A green Obama? An incisive interpretation

In the last few days we read some encouraging news about Obama administration's commitment to environmental issues. First, Obama’s speech about the Climate Action Plan (CAP) to address climate change, then the support to African people and institutions to fight poaching. It looks like the U.S. government is willing to commit more to preserve the planet we live on.

But, is this reality? We went beyond the justified enthusiasm to understand what these environmentally friendly measures entail. In particular, we have focused on CAP.

 

The Climate Action Plan: pros and cons

After years of Republican denial about climate change (the U.S. never ratified the Kyoto Protocol) and after the first democratic four-year-term below expectations, hearing an American president talking about energy efficiency, doubling renewable energy by 2020, cutting fossil fuel subsidies and imposing of stringent limits on CO2 emissions to coal-fired powerplants, has aroused the enthusiasm of worldwide environmentalists.

However, by reading the CAP we spotted some controversial points that we would like to highlight in order to make a bigger and clearer picture:

 

  • Shale gas and fracking: the Obama administration intends to focus on this fossil fuel to boost the production of natural gas.

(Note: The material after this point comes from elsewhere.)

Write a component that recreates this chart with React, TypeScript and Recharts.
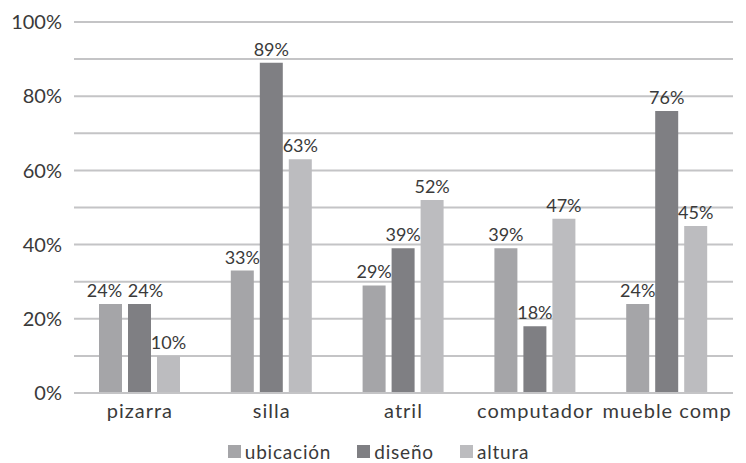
import React from 'react';
import { BarChart, Bar, XAxis, YAxis, CartesianGrid, Legend, LabelList } from 'recharts';

const categories = ['pizarra', 'silla', 'atril', 'computador', 'mueble comp'];
const ubicacion = [24, 33, 29, 39, 24];
const diseno = [24, 89, 39, 18, 76];
const altura = [10, 63, 52, 47, 45];
const yTicks = [0, 10, 20, 30, 40, 50, 60, 70, 80, 90, 100];

const seriesList = [
  { key: 'ubicacion', name: 'ubicación', color: '#a5a5a8', values: ubicacion },
  { key: 'diseno', name: 'diseño', color: '#7f7f83', values: diseno },
  { key: 'altura', name: 'altura', color: '#bcbcbf', values: altura },
];

const data = categories.map((c, i) => ({
  name: c,
  ubicacion: ubicacion[i],
  diseno: diseno[i],
  altura: altura[i],
}));

const FONT = 'Lato, "Open Sans", sans-serif';
const TEXT = '#3a3a3a';

// label that nudges apart two adjacent labels at the same height
const makeLabel = (si: number) => (props: any) => {
  const { x, y, width, value, index } = props;
  const vals = seriesList[si].values;
  let dx = 0;
  const prev = si > 0 ? seriesList[si - 1].values[index] : undefined;
  const next = si < seriesList.length - 1 ? seriesList[si + 1].values[index] : undefined;
  if (next !== undefined && Math.abs(next - vals[index]) <= 3) dx -= 6;
  if (prev !== undefined && Math.abs(prev - vals[index]) <= 3) dx += 6;
  return (
    <text
      x={x + width / 2 + dx}
      y={y - 7}
      textAnchor="middle"
      fill={TEXT}
      fontSize={18}
      fontFamily={FONT}
    >
      {`${value}%`}
    </text>
  );
};

const LegendContent = () => (
  <div
    style={{
      display: 'flex',
      justifyContent: 'center',
      gap: 26,
      paddingTop: 13,
      paddingLeft: 24,
      fontFamily: FONT,
      fontSize: 19,
      color: TEXT,
    }}
  >
    {seriesList.map((s) => (
      <div key={s.key} style={{ display: 'flex', alignItems: 'center' }}>
        <span style={{ display: 'inline-block', width: 13, height: 13, background: s.color, marginRight: 4 }} />
        <span style={{ letterSpacing: 0.8 }}>{s.name}</span>
      </div>
    ))}
  </div>
);

export default function App() {
  return (
    <div style={{ position: 'absolute', left: 0, top: 0, width: 746, height: 463, background: '#fff' }}>
      <BarChart
        width={746}
        height={463}
        data={data}
        margin={{ top: 22, right: 13, bottom: 0, left: 0 }}
        barGap={6}
        barSize={23}
      >
        <CartesianGrid vertical={false} stroke="#c4c4c6" strokeWidth={2} />
        <XAxis
          dataKey="name"
          axisLine={{ stroke: '#c4c4c6', strokeWidth: 2 }}
          tickLine={false}
          tick={{ fill: TEXT, fontSize: 20, fontFamily: FONT, letterSpacing: 1 }}
          tickMargin={5}
          height={34}
        />
        <YAxis
          domain={[0, 100]}
          ticks={yTicks}
          interval={0}
          tickFormatter={(v: number) => (v % 20 === 0 ? `${v}%` : '')}
          axisLine={false}
          tickLine={false}
          tickSize={0}
          tickMargin={12}
          width={74}
          tick={{ fill: TEXT, fontSize: 20, fontFamily: FONT }}
        />
        <Legend verticalAlign="bottom" align="center" height={36} content={<LegendContent />} />
        {seriesList.map((s, si) => (
          <Bar key={s.key} dataKey={s.key} name={s.name} fill={s.color} isAnimationActive={false}>
            <LabelList dataKey={s.key} content={makeLabel(si)} />
          </Bar>
        ))}
      </BarChart>
    </div>
  );
}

This is an environmentally unsustainable choice in several respects: first, the fracking technology (click here to find more) contaminates groundwater and causes earthquakes in the extraction area. In addition, according to a study published by Climate Change, methane emissions caused by this technology are higher by 30% compared to a conventional gas system. And methane is a greenhouse gas among the most dangerous.
  • The U.S. is an important extractor of coal: because of the strict limits on emissions of its power plants, the U.S. is literally filling the world coal market, decreasing its  price as a consequence. Coal lower price is actually slowing down the switching to renewable energy sources both in Europe and in developing countries.
  • Exporting emissions? The fact that, thanks to their large reserves of shale gas, the U.S. will become a net exporter of gas will only move the problem of greenhouse gas emissions in another part of the globe. Unfortunately, global warming cannot be relocated.
  • The revival of nuclear power: as if that were not enough, the U.S. is willing to continue on the path of nuclear energy, as it is not seen as impacting in terms of climate change.


These points make us more cautious, also because Obama administration’s commitments do not meet the requirements of the international scientific community. Of course thinking that, with a sort of magic wand, the U.S. can become a paradise for sustainable economy is naive. In any case, these first steps make us hope that the United States will seriously lead the next round of negotiations aimed at drafting a binding treaty able to to give a strong follow up to Kyoto Protocol.